Koshi River Basin: You can’t manage what you don’t measure
New information on water resources to guide development in Nepal’s Koshi Basin
By Luna Bharati, Principal Research; Sanita Dhaubanjar, Research Officer; and Claire Swingle, Princeton in Asia Fellow, all with IWMI-Nepal
For decades, the development of water resources has been touted as Nepal’s “ticket out of poverty.” Almost all of the country’s sectoral and nationwide master plans have envisioned a substantial role for hydropower and irrigation, and the Koshi River Basin offers no exception. One key prerequisite for planning and developing the necessary infrastructure is a baseline assessment of the basin’s water resources. This involves generating information on how much water is available, when and where, considering historical as well as future climate conditions.
Conducting such an assessment in the Koshi Basin is complicated by the scarcity of long-term, good quality hydrological and climate data (and sometimes limited access to the data). A further problem is that current efforts to collect hydro-climatic data lack rigorous quality controls. The basin’s complex topography and diverse climate also make it difficult for scientists to construct hydrological and climatic sequences that capture variation over space and time.
In an effort to overcome these obstacles, researchers with the International Water Management Institute (IWMI) conducted a hydrological study (reported in IWMI Working Paper 187). Forming part of the CGIAR Research Program on Water, Land and Ecosystems (WLE), the study created a new dataset to assess the spatial and temporal water balances of the Koshi Basin in China, Nepal and India. Building on a previous IWMI study in this basin, which was limited to the mountain and hill regions of China and Nepal, the new model covers the Indo-Gangetic Plains downstream, where the Koshi joins the Ganges in India.
The study also incorporates additional data from diverse sources. To simulate future climate in the region, for example, the researchers downscaled the latest global climate model projections from the Intergovernmental Panel on Climate Change (IPCC) for eight different climate scenarios. Since flow and hydrological data from India or China are not publicly available, the model was validated at five hydrological stations in Nepal.
Over 75% of the rainfall and flow in the basin occurs during the monsoon season, and about 65% of annual rainfall is directly available in the form of river flows. Future monsoons are projected to be stronger and wetter, translating into higher river flows and increased flood risk, while future dry seasons will remain relatively unchanged. There is a clear mismatch between water availability and demand. Water availability is highest in the mountains but lowest in the Indo-Gangetic Plains, where demand is highest from agriculture and forests. It is extremely important for water management planners to take into account such differences between where and when water is available, compared to where and when it is needed.
The Koshi River is already known as the “sorrow of Bihar” because of its role in recurrent floods, which wash away farmland every year and claim the lives of thousands of people as well as livestock in the downstream regions. IWMI’s analysis shows that extreme flows currently happen two to five times a year. Such disasters will become worse, since both average and maximum monsoon flows are expected to be stronger than in the past, increasing the incidence of flooding and landslides.
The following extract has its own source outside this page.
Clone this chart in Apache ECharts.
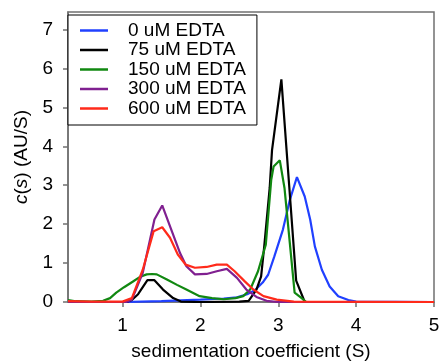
<!DOCTYPE html>
<html>
<head>
<meta charset="utf-8">
<script src="https://cdn.jsdelivr.net/npm/echarts@6/dist/echarts.min.js"></script>
<style>
  html, body {margin: 0; padding: 0; background: #fff;}
  #chart {width: 441px; height: 362px;}
</style>
</head>
<body>
<div id="chart"></div>
<script>
// legend names
const seriesNames = ["0 uM EDTA", "75 uM EDTA", "150 uM EDTA", "300 uM EDTA", "600 uM EDTA"];
const seriesColors = ["#2040ff", "#000000", "#118811", "#802090", "#ff2a1a"];

// [s, c(s)]
const edta0 = [[0.3, 0], [1.0, 0], [1.5, 0.02], [2.0, 0.06], [2.3, 0.09], [2.47, 0.12], [2.6, 0.2], [2.7, 0.3],
    [2.8, 0.5], [2.87, 0.7], [2.95, 1.17], [3.06, 1.86], [3.15, 2.63], [3.24, 3.21], [3.34, 2.71], [3.41, 2.12],
    [3.47, 1.43], [3.56, 0.83], [3.66, 0.4], [3.77, 0.15], [3.9, 0.05], [4.0, 0.01], [5.0, 0]];
const edta75 = [[0.3, 0], [1.05, 0], [1.12, 0.05], [1.2, 0.2], [1.32, 0.56], [1.41, 0.56], [1.52, 0.32],
    [1.65, 0.1], [1.75, 0.01], [2.0, 0], [2.5, 0.01], [2.62, 0.03], [2.72, 0.32], [2.78, 0.66], [2.82, 1.43],
    [2.89, 2.93], [2.92, 3.9], [3.04, 5.72], [3.14, 3.0], [3.23, 0.55], [3.34, 0], [5.0, 0]];
const edta150 = [[0.3, 0.05], [0.4, 0.02], [0.6, 0.01], [0.75, 0.03], [0.84, 0.1], [0.92, 0.24], [1.02, 0.38],
    [1.13, 0.52], [1.22, 0.64], [1.31, 0.71], [1.38, 0.72], [1.44, 0.71], [1.57, 0.58], [1.7, 0.44],
    [1.82, 0.32], [1.99, 0.15], [2.15, 0.1], [2.3, 0.07], [2.45, 0.1], [2.55, 0.15], [2.64, 0.32],
    [2.74, 0.79], [2.84, 1.47], [2.91, 3.14], [2.94, 3.48], [3.02, 3.64], [3.08, 2.93], [3.21, 0.24],
    [3.3, 0.1], [3.36, 0], [5.0, 0]];
const edta300 = [[0.3, 0], [1.05, 0], [1.12, 0.06], [1.26, 0.75], [1.41, 2.12], [1.51, 2.48], [1.62, 1.89],
    [1.74, 1.25], [1.82, 0.92], [1.93, 0.71], [2.08, 0.72], [2.21, 0.79], [2.34, 0.85], [2.47, 0.62],
    [2.59, 0.32], [2.72, 0.13], [2.85, 0.03], [3.0, 0], [5.0, 0]];
const edta600 = [[0.3, 0.02], [0.6, 0.01], [1.0, 0.01], [1.12, 0.1], [1.26, 0.83], [1.4, 1.82], [1.51, 1.92],
    [1.61, 1.65], [1.71, 1.22], [1.81, 0.96], [1.93, 0.88], [2.08, 0.9], [2.21, 0.96], [2.34, 0.96],
    [2.44, 0.79], [2.57, 0.53], [2.68, 0.32], [2.81, 0.15], [2.98, 0.06], [3.2, 0.01], [5.0, 0]];

const xTicks = [1, 2, 3, 4, 5];
const yTicks = [0, 1, 2, 3, 4, 5, 6, 7];

const allData = [edta0, edta75, edta150, edta300, edta600];
const font = "'Liberation Sans', Arial, sans-serif";

const chart = echarts.init(document.getElementById("chart"), null, {renderer: "canvas"});

chart.setOption({
    animation: false,
    textStyle: {fontFamily: font},
    grid: {
        left: 68, right: 7, top: 12, bottom: 60,
        containLabel: false,
        outerBoundsMode: "none",
        show: true,
        borderColor: "#707070",
        borderWidth: 1.5
    },
    legend: {
        orient: "vertical",
        left: 68,
        top: 15,
        padding: [6, 11, 7, 12],
        icon: "rect",
        itemWidth: 28,
        itemHeight: 2.5,
        itemGap: 0.5,
        borderColor: "#000",
        borderWidth: 1,
        backgroundColor: "#fff",
        textStyle: {fontSize: 19, color: "#000", padding: [0, 0, 0, 15], fontFamily: font},
        data: seriesNames
    },
    xAxis: {
        type: "value",
        min: 0.3,
        max: 5,
        name: "sedimentation coefficient (S)",
        nameLocation: "middle",
        nameGap: 40,
        nameTextStyle: {fontSize: 19, color: "#000", fontFamily: font},
        axisLine: {lineStyle: {color: "#707070", width: 1.5}},
        axisTick: {customValues: xTicks, length: 5, lineStyle: {color: "#707070", width: 1.5}},
        axisLabel: {customValues: xTicks, fontSize: 19, color: "#000", margin: 14, fontFamily: font},
        splitLine: {show: false}
    },
    yAxis: {
        type: "value",
        min: 0,
        max: 7.45,
        name: "{i|c}({i|s}) (AU/S)",
        nameLocation: "middle",
        nameGap: 33,
        nameRotate: 90,
        nameTextStyle: {
            fontSize: 19, color: "#000", fontFamily: font,
            rich: {i: {fontSize: 19, fontStyle: "italic", color: "#000", fontFamily: font}}
        },
        axisLine: {show: true, lineStyle: {color: "#707070", width: 1.5}},
        axisTick: {show: true, customValues: yTicks, length: 5, lineStyle: {color: "#707070", width: 1.5}},
        axisLabel: {customValues: yTicks, fontSize: 19, color: "#000", margin: 15, fontFamily: font},
        splitLine: {show: false}
    },
    series: allData.map((d, i) => ({
        name: seriesNames[i],
        type: "line",
        data: d,
        symbol: "none",
        color: seriesColors[i],
        lineStyle: {width: 2.2, color: seriesColors[i]}
    }))
});
</script>
</body>
</html>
In future basin planning, disaster preparedness and flood risk management must therefore receive high priority.
IWMI’s new model offers the most comprehensive resource to date for guiding development of the Koshi Basin in light of an uncertain future climate. The Department of Irrigation of the Government of Nepal has already adopted the model in developing its National Irrigation Master Plan. Currently under review by various provincial governments and expected to come into effect in July 2019, the plan will set provincial irrigation and water management priorities for the next 25 years. Mainstreaming state-of-the-art hydrological models and novel hydro-climatic datasets is key for ensuring evidence-based policy and planning in the basins of Nepal and throughout the Global South.